Soon everyone will have another reason to center their lives around Facebook. Facebook’s launch into the stock market will allow everyone to follow the social networking giant’s success.
I never would have imagined a social networking website that is free to use to be worth billions of dollars, but Facebook found a formula that works. After the release of their IPO, initial public offering or stock market launch, many believe Facebook could be the next tech-stock to follow a Google-esque emergence in the market.
Facebook will launch at a proposed $5 billion, which means the company will sell $5 billion worth of equity to “outside” investors in an attempt to grow the Facebook business/buy yachts, more jets and expensive bottles of champagne. It is rumored that Facebook expects to be worth $100 billion as it continues to grow over time.

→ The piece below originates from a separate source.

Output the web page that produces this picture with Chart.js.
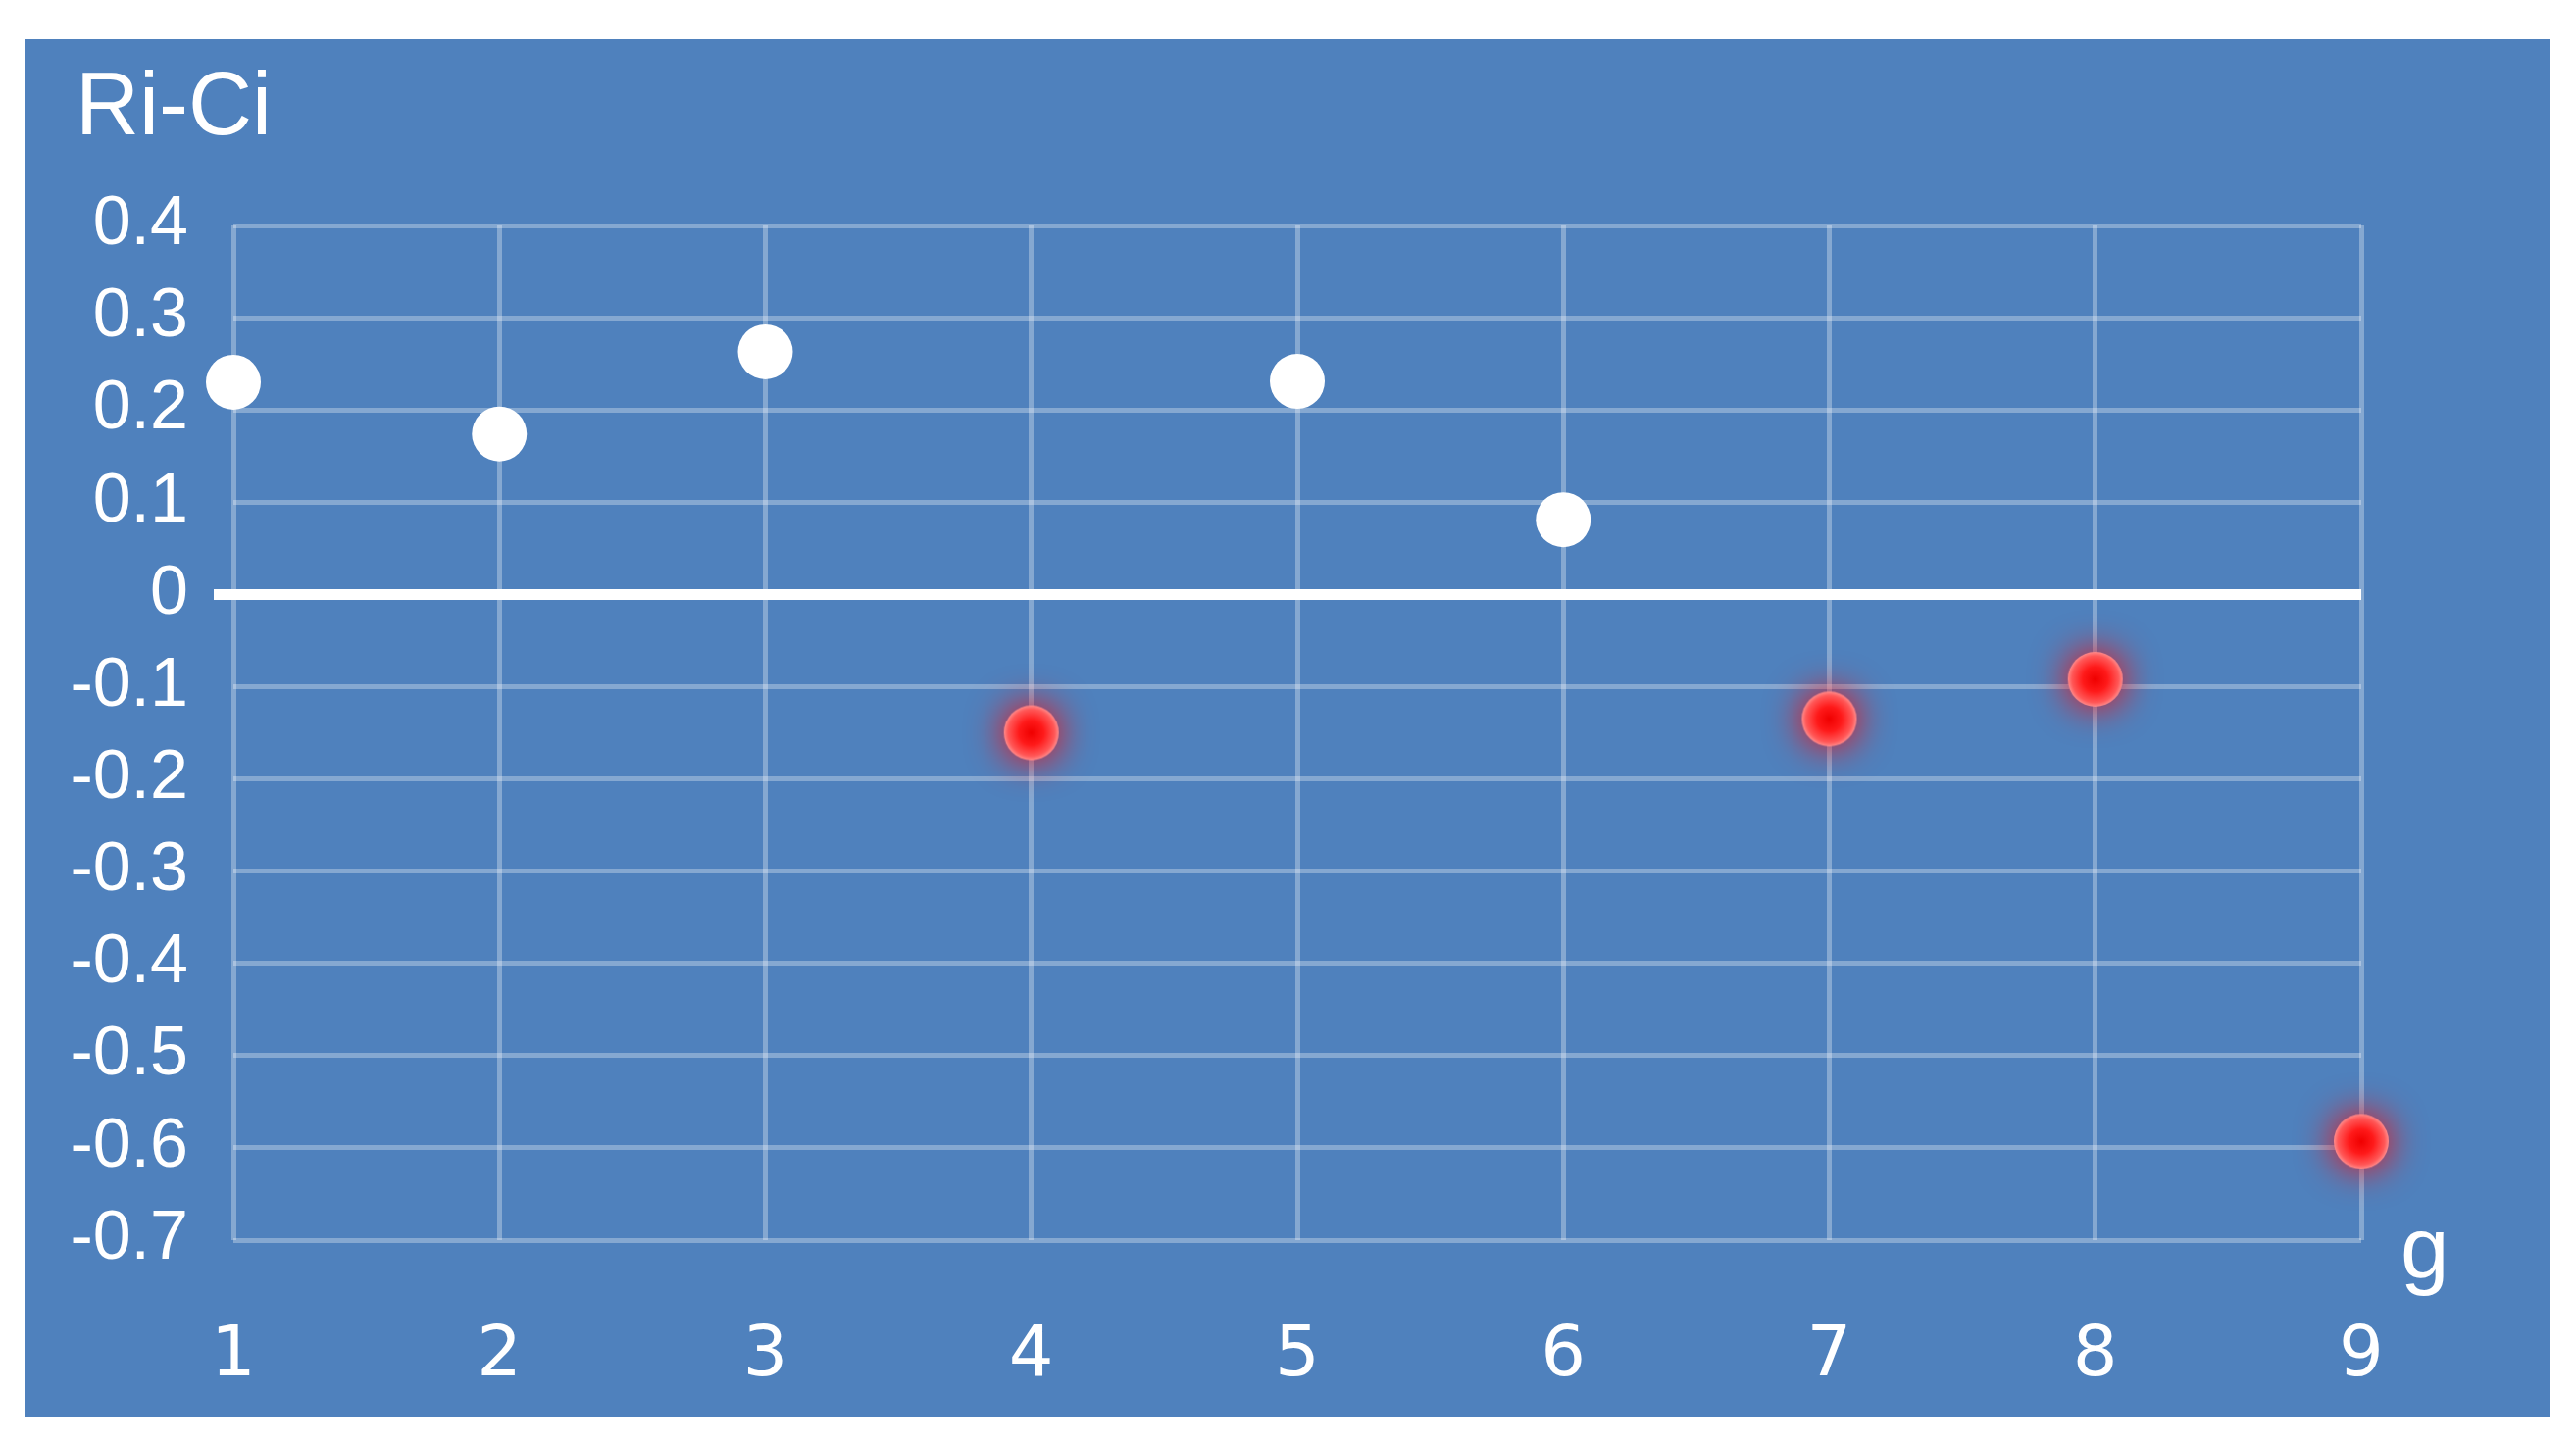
<!DOCTYPE html>
<html>
<head>
<meta charset="utf-8">
<title>Ri-Ci</title>
<script src="https://cdn.jsdelivr.net/npm/chart.js@4.4.1/dist/chart.umd.min.js"></script>
<style>
    body { margin: 0; background: #ffffff; }
    #panel {
        position: absolute;
        left: 25px;
        top: 40px;
        width: 2575px;
        height: 1405px;
        background: #4f81bd;
    }
</style>
</head>
<body>
<div id="panel">
    <canvas id="ri-chart" width="2575" height="1405"></canvas>
</div>
<script>
        // data
        const gValues = [1, 2, 3, 4, 5, 6, 7, 8, 9];
        const riCiValues = [0.23, 0.174, 0.263, -0.15, 0.231, 0.081, -0.135, -0.092, -0.593];
        const yTickValues = [0.4, 0.3, 0.2, 0.1, 0, -0.1, -0.2, -0.3, -0.4, -0.5, -0.6, -0.7];
        const yTickLabels = ['0.4', '0.3', '0.2', '0.1', '0', '-0.1', '-0.2', '-0.3', '-0.4', '-0.5', '-0.6', '-0.7'];
        const xTickLabels = ['1', '2', '3', '4', '5', '6', '7', '8', '9'];
        const yTitle = 'Ri-Ci';
        const xTitle = 'g';

        var abovePoints = [];
        var belowPoints = [];
        for (let i = 0; i < gValues.length; i++) {
            if (riCiValues[i] >= 0) {
                abovePoints.push({ x: gValues[i], y: riCiValues[i] });
            } else {
                belowPoints.push({ x: gValues[i], y: riCiValues[i] });
            }
        }

        const gridColor = 'rgba(255, 255, 255, 0.31)';

        // glowing red dot, used as the point style of the negative points
        function makeRedDot() {
            const c = document.createElement('canvas');
            c.width = 180;
            c.height = 180;
            const g2 = c.getContext('2d');
            const grad = g2.createRadialGradient(90, 90, 0, 90, 90, 28);
            grad.addColorStop(0, '#f00000');
            grad.addColorStop(0.45, '#ff1a1a');
            grad.addColorStop(0.85, '#ff5858');
            grad.addColorStop(1, '#ff8c8c');
            g2.shadowColor = 'rgba(255, 0, 0, 1)';
            g2.shadowBlur = 38;
            g2.fillStyle = grad;
            g2.beginPath();
            g2.arc(90, 90, 28, 0, Math.PI * 2);
            g2.fill();
            return c;
        }
        const redDot = makeRedDot();

        const titlesPlugin = {
            id: 'titles',
            afterDraw(chart) {
                const ctx = chart.ctx;
                const area = chart.chartArea;
                ctx.save();
                ctx.fillStyle = '#ffffff';
                ctx.textAlign = 'left';
                ctx.textBaseline = 'alphabetic';
                ctx.font = '90px "Liberation Sans", Arial, sans-serif';
                ctx.fillText(yTitle, 52, 97);
                ctx.font = '89px "Liberation Sans", Arial, sans-serif';
                ctx.fillText(xTitle, area.right + 40, area.bottom + 38);
                ctx.restore();
            }
        };

        const ctx = document.getElementById('ri-chart').getContext('2d');
        var riChart = new Chart(ctx, {
            type: 'scatter',
            data: {
                datasets: [
                    {
                        label: 'Ri-Ci >= 0',
                        data: abovePoints,
                        backgroundColor: '#ffffff',
                        borderWidth: 0,
                        pointRadius: 28,
                        pointHoverRadius: 28,
                        clip: false,
                    },
                    {
                        label: 'Ri-Ci < 0',
                        data: belowPoints,
                        pointStyle: redDot,
                        pointRadius: 28,
                        pointHoverRadius: 28,
                        clip: false,
                    },
                ],
            },
            options: {
                responsive: false,
                animation: false,
                events: [],
                layout: {
                    padding: { top: 190, right: 192, left: 0, bottom: 0 },
                },
                scales: {
                    x: {
                        type: 'linear',
                        min: 1,
                        max: 9,
                        afterFit: function (scale) { scale.height = 180; },
                        afterBuildTicks: function (scale) {
                            scale.ticks = gValues.map(v => ({ value: v }));
                        },
                        ticks: {
                            color: '#ffffff',
                            font: { family: '"DejaVu Sans", sans-serif', size: 72 },
                            padding: 76,
                            maxRotation: 0,
                            autoSkip: false,
                            callback: function (value, index) { return xTickLabels[index]; },
                        },
                        grid: {
                            color: gridColor,
                            lineWidth: 5,
                            drawTicks: false,
                        },
                        border: { display: false },
                    },
                    y: {
                        type: 'linear',
                        min: -0.7,
                        max: 0.4,
                        afterFit: function (scale) { scale.width = 213; },
                        afterBuildTicks: function (scale) {
                            scale.ticks = yTickValues.map(v => ({ value: v }));
                        },
                        ticks: {
                            color: '#ffffff',
                            font: { family: '"Liberation Sans", Arial, sans-serif', size: 70 },
                            padding: 26,
                            autoSkip: false,
                            callback: function (value, index) { return yTickLabels[index]; },
                        },
                        grid: {
                            color: (c) => (c.tick && c.tick.value === 0 ? '#ffffff' : gridColor),
                            lineWidth: (c) => (c.tick && c.tick.value === 0 ? 11 : 5),
                            drawTicks: true,
                            tickLength: 20,
                            tickColor: (c) => (c.tick && c.tick.value === 0 ? '#ffffff' : 'rgba(0,0,0,0)'),
                            tickWidth: (c) => (c.tick && c.tick.value === 0 ? 11 : 1),
                        },
                        border: { display: false },
                    },
                },
                plugins: {
                    legend: { display: false },
                    tooltip: { enabled: false },
                },
            },
            plugins: [titlesPlugin],
        });
</script>
</body>
</html>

Unfortunately for the little man, students, and average investors, they won’t have the opportunity to invest in Facebook at the initial public offering because the $5 Billion piece of Facebook that the company is offering is likely already spoken for.
Though anyone will still have the opportunity to invest in their favorite website, they will just have to wait about three months before the stock appears in the market.
After one “Facebook IPO” Google search, a slew of articles appear comparing Facebook’s IPO versus Google’s IPO. Many articles advised against investing in Facebook once it is on the market for public exchange. But why?
There is fear the company may have reached its point of saturation–meaning stock analysts believe Facebook may have hit a wall and will really only amount to being a place where we keep in touch with friends. Mark Zuckerberg, founder of Facebook, will be looking to change that with the money Facebook earns from going public.
After reviewing data studies by website Inside Facebook that keep track of Facebooks users by country, a six million person decline in active users in the United States was shown.
Facebook has the right kind of model. Facebook has more revenue than Google did when Google went public.
Facebook is a company that requires a mass number of people. Facebook makes their services free for people to use, so there is nothing stopping anyone from registering to the website. And fortunately for Facebook, people reproduce. Which means there will never be a shortage of people to use their website or advertise to.
Facebook generates most of its money from advertising. Every time an ad is clicked either on Facebook or related to Facebook, the company makes some money.
From an investor’s point of view, the company would be a great investment if you could purchase it during Facebook’s initial release into the public stock market.
For many average college students and people who work nine-to-fives, there won’t be a chance to invest in the company they love to obsess over for many months to come.